Exercise instructions>
Restate the full listing word for word and leave the pictures out.

Material>
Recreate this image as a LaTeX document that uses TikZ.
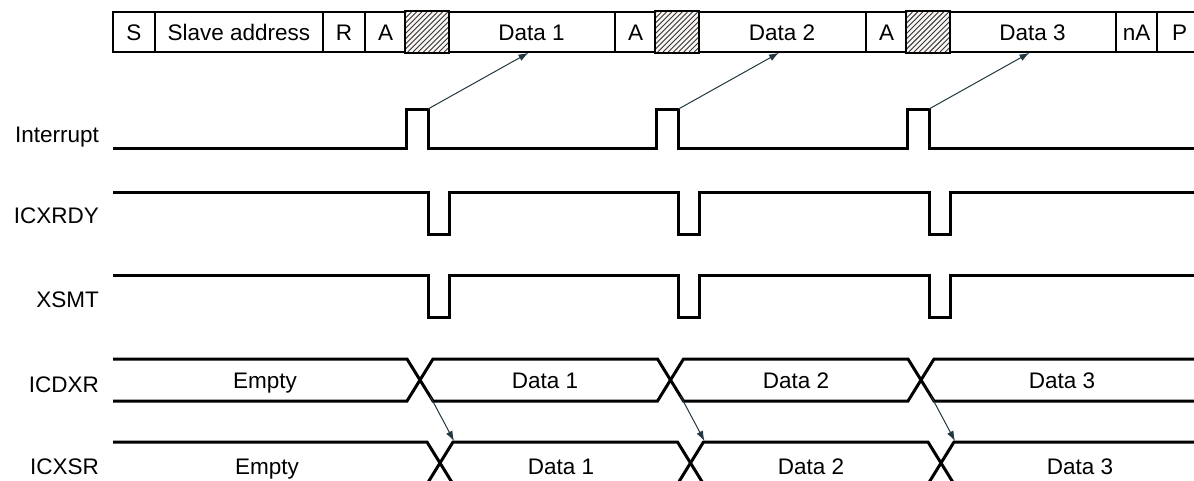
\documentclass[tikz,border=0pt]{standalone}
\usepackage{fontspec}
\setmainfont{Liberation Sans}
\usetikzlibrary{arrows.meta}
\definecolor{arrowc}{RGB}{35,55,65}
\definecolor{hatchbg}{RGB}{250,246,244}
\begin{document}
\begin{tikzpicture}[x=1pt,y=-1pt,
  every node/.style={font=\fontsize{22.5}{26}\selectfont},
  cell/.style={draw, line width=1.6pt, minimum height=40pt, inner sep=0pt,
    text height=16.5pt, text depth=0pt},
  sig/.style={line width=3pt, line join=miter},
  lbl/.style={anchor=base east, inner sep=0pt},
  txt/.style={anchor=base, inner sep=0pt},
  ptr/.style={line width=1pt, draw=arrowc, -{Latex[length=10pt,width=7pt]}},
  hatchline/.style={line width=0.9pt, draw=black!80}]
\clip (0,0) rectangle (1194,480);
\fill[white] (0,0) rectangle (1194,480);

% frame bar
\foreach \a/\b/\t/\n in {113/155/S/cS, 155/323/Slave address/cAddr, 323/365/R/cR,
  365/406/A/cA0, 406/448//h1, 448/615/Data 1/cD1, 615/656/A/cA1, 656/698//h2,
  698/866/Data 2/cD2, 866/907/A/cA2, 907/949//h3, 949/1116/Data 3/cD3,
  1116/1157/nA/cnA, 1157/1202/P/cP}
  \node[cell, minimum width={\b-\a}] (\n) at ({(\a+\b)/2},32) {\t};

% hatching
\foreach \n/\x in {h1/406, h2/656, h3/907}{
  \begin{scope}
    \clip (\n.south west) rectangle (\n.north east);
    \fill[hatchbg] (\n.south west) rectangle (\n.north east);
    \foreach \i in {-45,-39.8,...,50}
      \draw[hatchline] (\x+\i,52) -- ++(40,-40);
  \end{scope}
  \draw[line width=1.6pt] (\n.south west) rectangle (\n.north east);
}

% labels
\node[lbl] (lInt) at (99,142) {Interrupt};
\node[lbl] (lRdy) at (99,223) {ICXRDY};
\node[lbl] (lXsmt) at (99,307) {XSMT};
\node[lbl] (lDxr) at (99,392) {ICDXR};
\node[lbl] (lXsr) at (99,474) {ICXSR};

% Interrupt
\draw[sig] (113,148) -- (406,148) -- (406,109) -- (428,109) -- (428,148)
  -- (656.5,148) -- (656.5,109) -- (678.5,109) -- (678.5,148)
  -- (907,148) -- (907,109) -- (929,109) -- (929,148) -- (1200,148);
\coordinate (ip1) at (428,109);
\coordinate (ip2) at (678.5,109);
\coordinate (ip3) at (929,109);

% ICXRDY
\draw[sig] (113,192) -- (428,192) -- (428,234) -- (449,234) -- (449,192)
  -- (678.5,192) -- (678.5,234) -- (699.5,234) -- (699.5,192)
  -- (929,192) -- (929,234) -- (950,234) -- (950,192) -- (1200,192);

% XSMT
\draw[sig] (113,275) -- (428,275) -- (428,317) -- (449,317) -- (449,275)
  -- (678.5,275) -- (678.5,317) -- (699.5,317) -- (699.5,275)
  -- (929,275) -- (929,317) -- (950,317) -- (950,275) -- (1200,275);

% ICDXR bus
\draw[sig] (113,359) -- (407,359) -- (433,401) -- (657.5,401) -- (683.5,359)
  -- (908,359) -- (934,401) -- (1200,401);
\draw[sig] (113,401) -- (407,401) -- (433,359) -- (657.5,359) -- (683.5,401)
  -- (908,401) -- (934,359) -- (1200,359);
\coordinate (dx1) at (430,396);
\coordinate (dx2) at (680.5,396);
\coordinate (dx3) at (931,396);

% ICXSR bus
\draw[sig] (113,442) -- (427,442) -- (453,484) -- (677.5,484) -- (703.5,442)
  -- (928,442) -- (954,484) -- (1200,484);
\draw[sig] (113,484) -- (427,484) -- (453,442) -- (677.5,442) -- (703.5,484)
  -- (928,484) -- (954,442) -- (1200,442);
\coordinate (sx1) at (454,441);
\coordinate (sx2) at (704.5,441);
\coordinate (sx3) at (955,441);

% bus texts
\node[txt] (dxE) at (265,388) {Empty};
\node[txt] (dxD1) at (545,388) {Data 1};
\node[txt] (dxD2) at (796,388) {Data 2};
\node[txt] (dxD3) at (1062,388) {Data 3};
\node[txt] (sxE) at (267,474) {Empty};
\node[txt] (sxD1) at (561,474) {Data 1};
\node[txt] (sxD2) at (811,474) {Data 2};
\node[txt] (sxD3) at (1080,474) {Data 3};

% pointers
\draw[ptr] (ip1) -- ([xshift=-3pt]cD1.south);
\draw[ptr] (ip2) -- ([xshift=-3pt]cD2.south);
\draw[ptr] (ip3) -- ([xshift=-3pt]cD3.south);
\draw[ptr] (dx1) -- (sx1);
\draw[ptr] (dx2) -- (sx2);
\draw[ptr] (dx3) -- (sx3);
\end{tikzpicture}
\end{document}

Task solution>
Recreate this image as a LaTeX document that uses TikZ.
\documentclass[tikz,border=0pt]{standalone}
\usepackage{fontspec}
\setmainfont{Liberation Sans}
\usetikzlibrary{arrows.meta}
\definecolor{arrowc}{RGB}{35,55,65}
\definecolor{hatchbg}{RGB}{250,246,244}
\begin{document}
\begin{tikzpicture}[x=1pt,y=-1pt,
  every node/.style={font=\fontsize{22.5}{26}\selectfont},
  cell/.style={draw, line width=1.6pt, minimum height=40pt, inner sep=0pt,
    text height=16.5pt, text depth=0pt},
  sig/.style={line width=3pt, line join=miter},
  lbl/.style={anchor=base east, inner sep=0pt},
  txt/.style={anchor=base, inner sep=0pt},
  ptr/.style={line width=1pt, draw=arrowc, -{Latex[length=10pt,width=7pt]}},
  hatchline/.style={line width=0.9pt, draw=black!80}]
\clip (0,0) rectangle (1194,480);
\fill[white] (0,0) rectangle (1194,480);

% frame bar
\foreach \a/\b/\t/\n in {113/155/S/cS, 155/323/Slave address/cAddr, 323/365/R/cR,
  365/406/A/cA0, 406/448//h1, 448/615/Data 1/cD1, 615/656/A/cA1, 656/698//h2,
  698/866/Data 2/cD2, 866/907/A/cA2, 907/949//h3, 949/1116/Data 3/cD3,
  1116/1157/nA/cnA, 1157/1202/P/cP}
  \node[cell, minimum width={\b-\a}] (\n) at ({(\a+\b)/2},32) {\t};

% hatching
\foreach \n/\x in {h1/406, h2/656, h3/907}{
  \begin{scope}
    \clip (\n.south west) rectangle (\n.north east);
    \fill[hatchbg] (\n.south west) rectangle (\n.north east);
    \foreach \i in {-45,-39.8,...,50}
      \draw[hatchline] (\x+\i,52) -- ++(40,-40);
  \end{scope}
  \draw[line width=1.6pt] (\n.south west) rectangle (\n.north east);
}

% labels
\node[lbl] (lInt) at (99,142) {Interrupt};
\node[lbl] (lRdy) at (99,223) {ICXRDY};
\node[lbl] (lXsmt) at (99,307) {XSMT};
\node[lbl] (lDxr) at (99,392) {ICDXR};
\node[lbl] (lXsr) at (99,474) {ICXSR};

% Interrupt
\draw[sig] (113,148) -- (406,148) -- (406,109) -- (428,109) -- (428,148)
  -- (656.5,148) -- (656.5,109) -- (678.5,109) -- (678.5,148)
  -- (907,148) -- (907,109) -- (929,109) -- (929,148) -- (1200,148);
\coordinate (ip1) at (428,109);
\coordinate (ip2) at (678.5,109);
\coordinate (ip3) at (929,109);

% ICXRDY
\draw[sig] (113,192) -- (428,192) -- (428,234) -- (449,234) -- (449,192)
  -- (678.5,192) -- (678.5,234) -- (699.5,234) -- (699.5,192)
  -- (929,192) -- (929,234) -- (950,234) -- (950,192) -- (1200,192);

% XSMT
\draw[sig] (113,275) -- (428,275) -- (428,317) -- (449,317) -- (449,275)
  -- (678.5,275) -- (678.5,317) -- (699.5,317) -- (699.5,275)
  -- (929,275) -- (929,317) -- (950,317) -- (950,275) -- (1200,275);

% ICDXR bus
\draw[sig] (113,359) -- (407,359) -- (433,401) -- (657.5,401) -- (683.5,359)
  -- (908,359) -- (934,401) -- (1200,401);
\draw[sig] (113,401) -- (407,401) -- (433,359) -- (657.5,359) -- (683.5,401)
  -- (908,401) -- (934,359) -- (1200,359);
\coordinate (dx1) at (430,396);
\coordinate (dx2) at (680.5,396);
\coordinate (dx3) at (931,396);

% ICXSR bus
\draw[sig] (113,442) -- (427,442) -- (453,484) -- (677.5,484) -- (703.5,442)
  -- (928,442) -- (954,484) -- (1200,484);
\draw[sig] (113,484) -- (427,484) -- (453,442) -- (677.5,442) -- (703.5,484)
  -- (928,484) -- (954,442) -- (1200,442);
\coordinate (sx1) at (454,441);
\coordinate (sx2) at (704.5,441);
\coordinate (sx3) at (955,441);

% bus texts
\node[txt] (dxE) at (265,388) {Empty};
\node[txt] (dxD1) at (545,388) {Data 1};
\node[txt] (dxD2) at (796,388) {Data 2};
\node[txt] (dxD3) at (1062,388) {Data 3};
\node[txt] (sxE) at (267,474) {Empty};
\node[txt] (sxD1) at (561,474) {Data 1};
\node[txt] (sxD2) at (811,474) {Data 2};
\node[txt] (sxD3) at (1080,474) {Data 3};

% pointers
\draw[ptr] (ip1) -- ([xshift=-3pt]cD1.south);
\draw[ptr] (ip2) -- ([xshift=-3pt]cD2.south);
\draw[ptr] (ip3) -- ([xshift=-3pt]cD3.south);
\draw[ptr] (dx1) -- (sx1);
\draw[ptr] (dx2) -- (sx2);
\draw[ptr] (dx3) -- (sx3);
\end{tikzpicture}
\end{document}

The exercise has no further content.